Even in the 1950's many of the buildings along the Stainmore Line lacked any electricity supply. Bowes station was one example - I'm not sure if the domestic side of the property was ever wired up but there was certainly none in the booking office.
My grandfather told me that some time in the late 1950's he was on duty covering early turn as 'signalman-porter ' at Bowes one cold and wet winter morning. It was still pitch dark, half an hour before dawn. The first train of the day was the 7:14 AM DMU from Darlington to Penrith and it was already 'on line' from Tees Valley Junction when he noticed a passenger on the platform.

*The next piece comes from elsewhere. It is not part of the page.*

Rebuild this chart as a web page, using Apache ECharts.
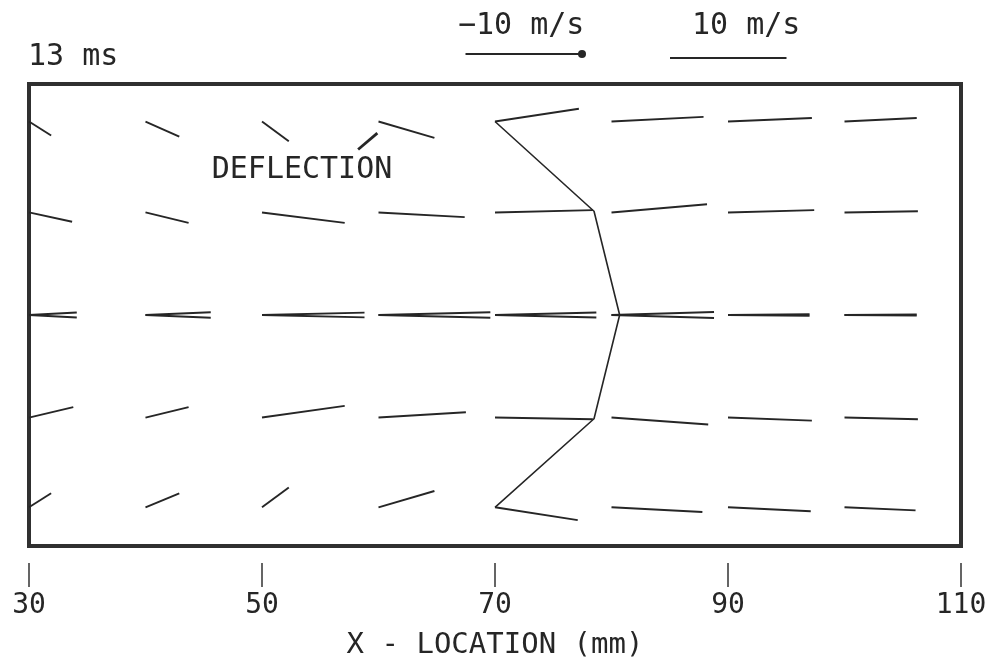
<!DOCTYPE html>
<html>
<head>
<meta charset="utf-8">
<script src="https://cdn.jsdelivr.net/npm/echarts@6/dist/echarts.min.js"></script>
<style>
html,body{margin:0;padding:0;background:#fff;}
#c{width:996px;height:667px;}
</style>
</head>
<body>
<div id="c"></div>
<script>
// ---- data (x in mm, y in mm, velocities in m/s; 1 m/s drawn as 1 mm) ----
const xCols = [30, 40, 50, 60, 70, 80, 90, 100];
const yRows = [16.6, 8.8, 0, -8.8, -16.5];
const uRow1 = [1.9, 2.9, 2.3, 4.8, 7.2, 7.9, 7.2, 6.2];
const vRow1 = [-1.2, -1.3, -1.7, -1.4, 1.1, 0.4, 0.3, 0.3];
const uRow2 = [3.7, 3.7, 7.1, 7.4, 8.4, 8.2, 7.4, 6.3];
const vRow2 = [-0.8, -0.9, -0.9, -0.4, 0.2, 0.7, 0.2, 0.1];
const uRow3 = [4.1, 5.6, 8.8, 9.6, 8.7, 8.8, 7.0, 6.2];
const vRow3 = [0.22, 0.23, 0.2, 0.23, 0.21, 0.26, 0.06, 0.05]; // drawn as a +/- pair
const uRow4 = [3.8, 3.7, 7.1, 7.5, 8.4, 8.3, 7.2, 6.3];
const vRow4 = [0.9, 0.9, 1.0, 0.45, -0.15, -0.6, -0.26, -0.15];
const uRow5 = [1.9, 2.9, 2.3, 4.8, 7.1, 7.8, 7.1, 6.1];
const vRow5 = [1.2, 1.2, 1.7, 1.4, -1.1, -0.4, -0.34, -0.26];
const frontX = [70, 78.5, 80.7, 78.5, 70];
const frontY = [16.6, 8.9, 0, -8.9, -16.5];
const pointerX = [58.25, 59.9];
const pointerY = [14.2, 15.6];
const timeLabel = '13 ms';
const noteLabel = 'DEFLECTION';
const legendNeg = '\u221210 m/s';
const legendPos = '10 m/s';
const refSpeed = 10;
const xMin = 30, xMax = 110, xStep = 20, yMin = -19.82, yMax = 19.82;

// ---- build ----
const FONT = '"DejaVu Sans Mono", "Liberation Mono", monospace';
const INK = '#262626';
const rowsU = [uRow1, uRow2, uRow3, uRow4, uRow5];
const rowsV = [vRow1, vRow2, vRow3, vRow4, vRow5];
const vecData = [];
rowsU.forEach((us, r) => {
  const y0 = yRows[r];
  us.forEach((u, c) => {
    const x0 = xCols[c];
    const v = rowsV[r][c];
    if (r === 2) {
      vecData.push({coords: [[x0, y0], [x0 + u, y0 + v]]});
      vecData.push({coords: [[x0, y0], [x0 + u, y0 - v]]});
    } else {
      vecData.push({coords: [[x0, y0], [x0 + u, y0 + v]]});
    }
  });
});
const frontData = frontX.map((x, i) => [x, frontY[i]]);
const pointerData = [{coords: pointerX.map((x, i) => [x, pointerY[i]])}];

const chart = echarts.init(document.getElementById('c'), null, {renderer: 'canvas'});
chart.setOption({
  animation: false,
  backgroundColor: '#fff',
  grid: {left: 29, top: 84, width: 932, height: 462, show: true,
         borderColor: '#303030', borderWidth: 4, backgroundColor: 'transparent',
         outerBoundsMode: 'none', containLabel: false},
  xAxis: {
    type: 'value', min: xMin, max: xMax, interval: xStep, offset: 17,
    axisLine: {show: false, onZero: false},
    axisTick: {show: true, length: 24, lineStyle: {color: '#333', width: 1.5}},
    splitLine: {show: false},
    axisLabel: {margin: 43, verticalAlign: 'middle', fontFamily: FONT, fontSize: 28,
                color: INK, showMinLabel: true, showMaxLabel: true},
    name: 'X - LOCATION (mm)', nameLocation: 'middle', nameGap: 82,
    nameTextStyle: {fontFamily: FONT, fontSize: 29, color: INK, verticalAlign: 'middle'}
  },
  yAxis: {type: 'value', min: yMin, max: yMax, show: false},
  series: [
    {type: 'lines', coordinateSystem: 'cartesian2d', silent: true,
     lineStyle: {color: INK, width: 1.9, opacity: 1, curveness: 0},
     data: vecData},
    {type: 'line', data: frontData, symbol: 'none', silent: true,
     lineStyle: {color: INK, width: 1.6}},
    {type: 'lines', coordinateSystem: 'cartesian2d', silent: true,
     lineStyle: {color: INK, width: 2.8, opacity: 1},
     data: pointerData}
  ]
});

const p0 = chart.convertToPixel({gridIndex: 0}, [xMin, 0]);
const p1 = chart.convertToPixel({gridIndex: 0}, [xMin + refSpeed, 0]);
const L = p1[0] - p0[0];
const F30 = '30px ' + FONT;
chart.setOption({
  graphic: [
    {type: 'text', x: 28, y: 57, style: {text: timeLabel, font: F30, fill: INK, align: 'left', verticalAlign: 'middle'}},
    {type: 'text', x: 302, y: 170, style: {text: noteLabel, font: F30, fill: INK, align: 'center', verticalAlign: 'middle'}},
    {type: 'text', x: 458, y: 26, style: {text: legendNeg, font: F30, fill: INK, align: 'left', verticalAlign: 'middle'}},
    {type: 'line', shape: {x1: 582 - L, y1: 54, x2: 582, y2: 54}, style: {stroke: INK, lineWidth: 2}},
    {type: 'circle', shape: {cx: 582, cy: 54, r: 4}, style: {fill: INK}},
    {type: 'text', x: 692, y: 26, style: {text: legendPos, font: F30, fill: INK, align: 'left', verticalAlign: 'middle'}},
    {type: 'line', shape: {x1: 670, y1: 58, x2: 670 + L, y2: 58}, style: {stroke: INK, lineWidth: 2}}
  ]
});
</script>
</body>
</html>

With the exception of the local track walker hardly anyone ever caught this train, and certainly in the middle of winter.
He took a paraffin lamp down from the signal box and hurried to unlock the booking office and groped around in the dark for a day return to Penrith which was what the passenger wanted to buy. Then he had to rush back to the signal box to offer the train 'on line' to Stainmore.
Just over an hour later as he was eating his breakfast 'bait' by the signal box stove and enjoying a pint tin mug of strong tea (made as always with condensed milk I guess) he received a call relayed across the telephone circuits from the ticket inspector on the barrier at Penrith. Might be have issued a dog ticket to the young man who had boarded the 7:14 AM train? Yes, groping around in the dark with only a flickering oil lamp to illuminate the scene he had found the Penrith tickets OK but not noticed the words 'Dog Ticket' there across the face of the ticket in the dim light. I guess it wasn't the first time it was done.